## start

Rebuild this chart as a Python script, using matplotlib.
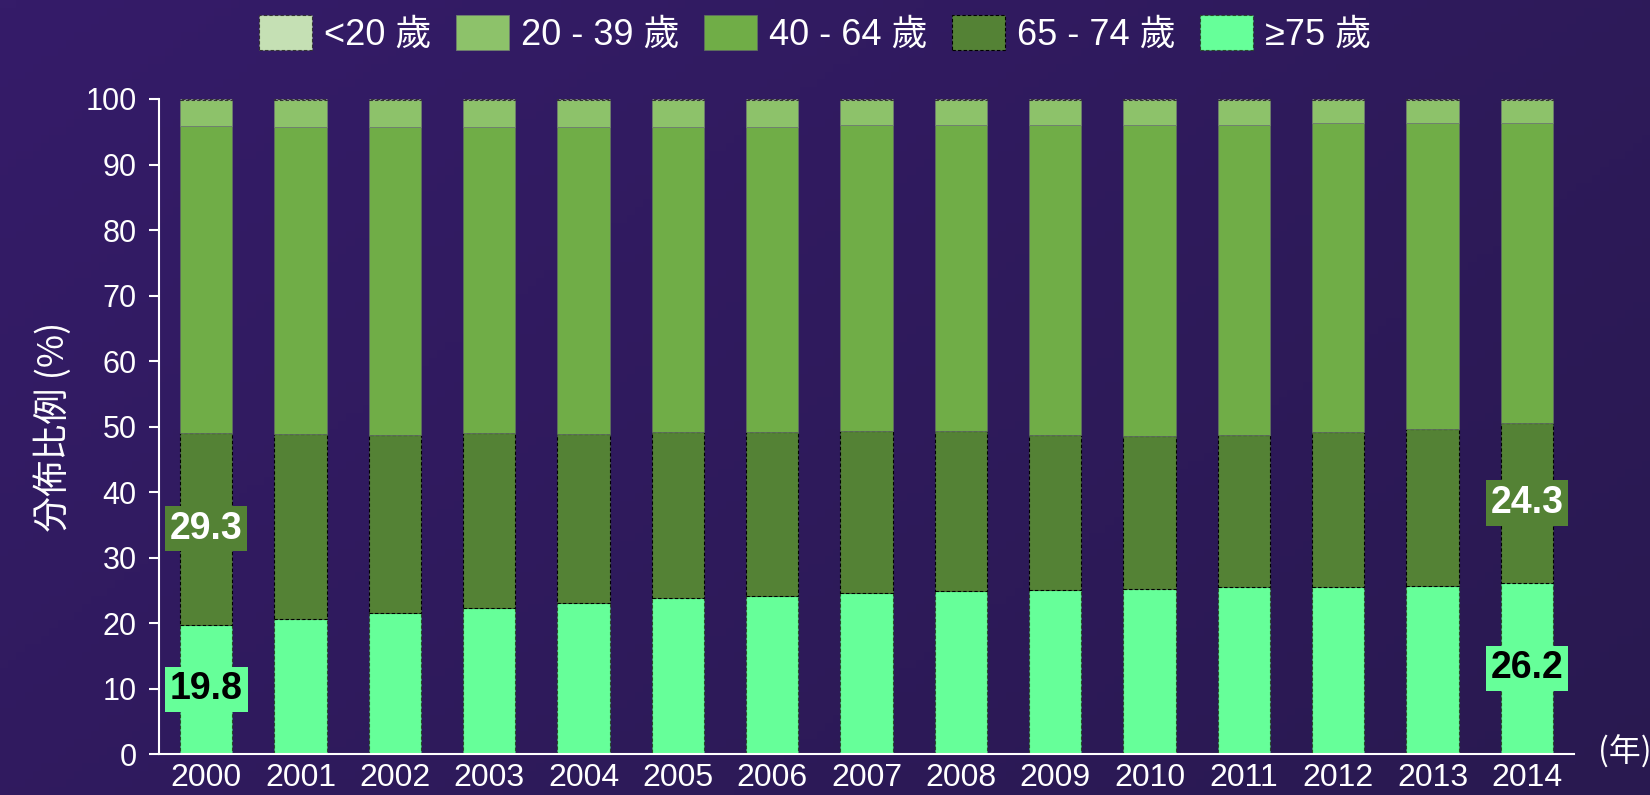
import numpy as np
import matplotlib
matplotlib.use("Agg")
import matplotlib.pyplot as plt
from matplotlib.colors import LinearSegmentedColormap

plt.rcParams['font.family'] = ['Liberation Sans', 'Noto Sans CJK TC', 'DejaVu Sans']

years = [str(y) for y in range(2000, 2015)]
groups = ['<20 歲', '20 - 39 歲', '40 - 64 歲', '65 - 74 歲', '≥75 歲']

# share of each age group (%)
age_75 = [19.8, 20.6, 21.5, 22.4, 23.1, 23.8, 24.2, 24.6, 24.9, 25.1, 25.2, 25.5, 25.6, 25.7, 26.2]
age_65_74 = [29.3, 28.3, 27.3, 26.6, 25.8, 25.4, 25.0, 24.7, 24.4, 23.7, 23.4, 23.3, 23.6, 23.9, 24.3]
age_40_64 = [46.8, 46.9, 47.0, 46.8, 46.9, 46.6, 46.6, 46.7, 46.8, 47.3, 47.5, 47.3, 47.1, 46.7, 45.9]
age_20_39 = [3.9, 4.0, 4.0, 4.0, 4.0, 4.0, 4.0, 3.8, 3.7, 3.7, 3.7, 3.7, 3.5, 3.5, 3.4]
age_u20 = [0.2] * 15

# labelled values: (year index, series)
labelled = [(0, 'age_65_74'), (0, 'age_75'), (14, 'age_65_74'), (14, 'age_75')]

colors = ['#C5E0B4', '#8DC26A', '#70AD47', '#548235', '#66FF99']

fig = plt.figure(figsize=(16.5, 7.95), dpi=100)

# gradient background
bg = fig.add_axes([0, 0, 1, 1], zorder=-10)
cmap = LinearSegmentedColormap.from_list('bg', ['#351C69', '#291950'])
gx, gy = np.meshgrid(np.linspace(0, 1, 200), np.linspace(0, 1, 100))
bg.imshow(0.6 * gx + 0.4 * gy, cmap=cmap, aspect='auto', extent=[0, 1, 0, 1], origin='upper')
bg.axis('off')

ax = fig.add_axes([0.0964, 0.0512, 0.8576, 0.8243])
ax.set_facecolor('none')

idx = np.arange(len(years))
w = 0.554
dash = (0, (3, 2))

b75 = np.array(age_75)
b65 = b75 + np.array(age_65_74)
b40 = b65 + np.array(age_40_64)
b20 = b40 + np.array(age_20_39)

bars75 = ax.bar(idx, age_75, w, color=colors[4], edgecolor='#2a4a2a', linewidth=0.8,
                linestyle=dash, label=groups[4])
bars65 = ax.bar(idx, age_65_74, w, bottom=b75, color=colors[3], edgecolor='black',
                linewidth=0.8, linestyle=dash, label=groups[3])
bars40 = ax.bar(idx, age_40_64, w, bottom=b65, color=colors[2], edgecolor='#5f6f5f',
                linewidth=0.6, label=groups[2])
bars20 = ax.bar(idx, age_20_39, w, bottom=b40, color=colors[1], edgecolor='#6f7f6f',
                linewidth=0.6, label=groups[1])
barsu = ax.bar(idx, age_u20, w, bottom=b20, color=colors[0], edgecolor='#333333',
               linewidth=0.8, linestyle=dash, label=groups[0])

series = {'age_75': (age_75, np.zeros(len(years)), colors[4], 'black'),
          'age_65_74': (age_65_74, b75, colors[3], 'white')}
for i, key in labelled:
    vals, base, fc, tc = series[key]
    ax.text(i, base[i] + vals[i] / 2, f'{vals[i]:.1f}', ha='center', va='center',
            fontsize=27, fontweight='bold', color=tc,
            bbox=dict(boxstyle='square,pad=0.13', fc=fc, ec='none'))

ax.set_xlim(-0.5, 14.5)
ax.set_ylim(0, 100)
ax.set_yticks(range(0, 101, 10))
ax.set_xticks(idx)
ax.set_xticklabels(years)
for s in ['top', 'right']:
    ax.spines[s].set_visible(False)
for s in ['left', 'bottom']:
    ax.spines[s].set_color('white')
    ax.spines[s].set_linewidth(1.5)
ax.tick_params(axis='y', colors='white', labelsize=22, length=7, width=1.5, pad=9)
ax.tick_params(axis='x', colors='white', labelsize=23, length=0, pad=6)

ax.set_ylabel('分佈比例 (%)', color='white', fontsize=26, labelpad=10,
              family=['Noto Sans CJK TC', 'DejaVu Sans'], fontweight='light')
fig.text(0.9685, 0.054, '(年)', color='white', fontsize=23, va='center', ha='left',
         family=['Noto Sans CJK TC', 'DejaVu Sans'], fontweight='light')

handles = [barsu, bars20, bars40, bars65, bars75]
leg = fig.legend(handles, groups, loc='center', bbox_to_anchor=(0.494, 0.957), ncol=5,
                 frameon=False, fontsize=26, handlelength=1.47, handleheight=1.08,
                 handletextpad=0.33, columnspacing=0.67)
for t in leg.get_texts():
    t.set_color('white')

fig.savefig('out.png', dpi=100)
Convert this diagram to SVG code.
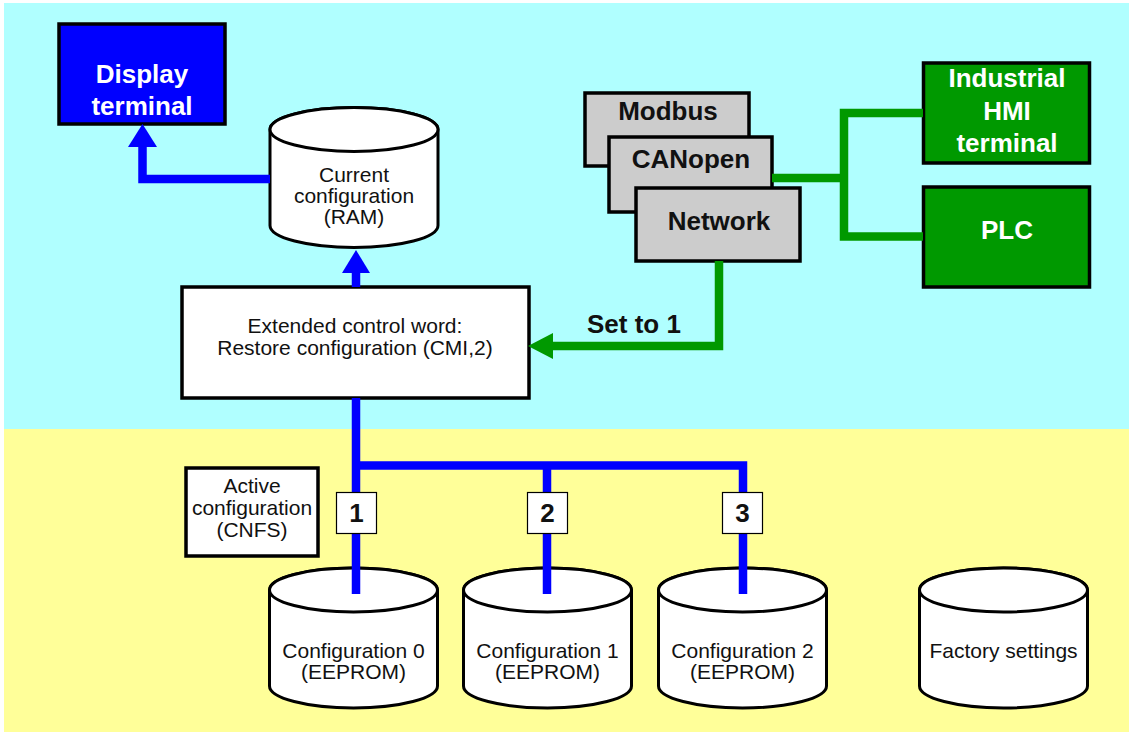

## end

### Given problem
Take the records from their first line through the line containing "groups = ['<20" and please return exactly those lines, both ends included, minus the pictures.

### Solution
Rebuild this chart as a Python script, using matplotlib.
import numpy as np
import matplotlib
matplotlib.use("Agg")
import matplotlib.pyplot as plt
from matplotlib.colors import LinearSegmentedColormap

plt.rcParams['font.family'] = ['Liberation Sans', 'Noto Sans CJK TC', 'DejaVu Sans']

years = [str(y) for y in range(2000, 2015)]
groups = ['<20 歲', '20 - 39 歲', '40 - 64 歲', '65 - 74 歲', '≥75 歲']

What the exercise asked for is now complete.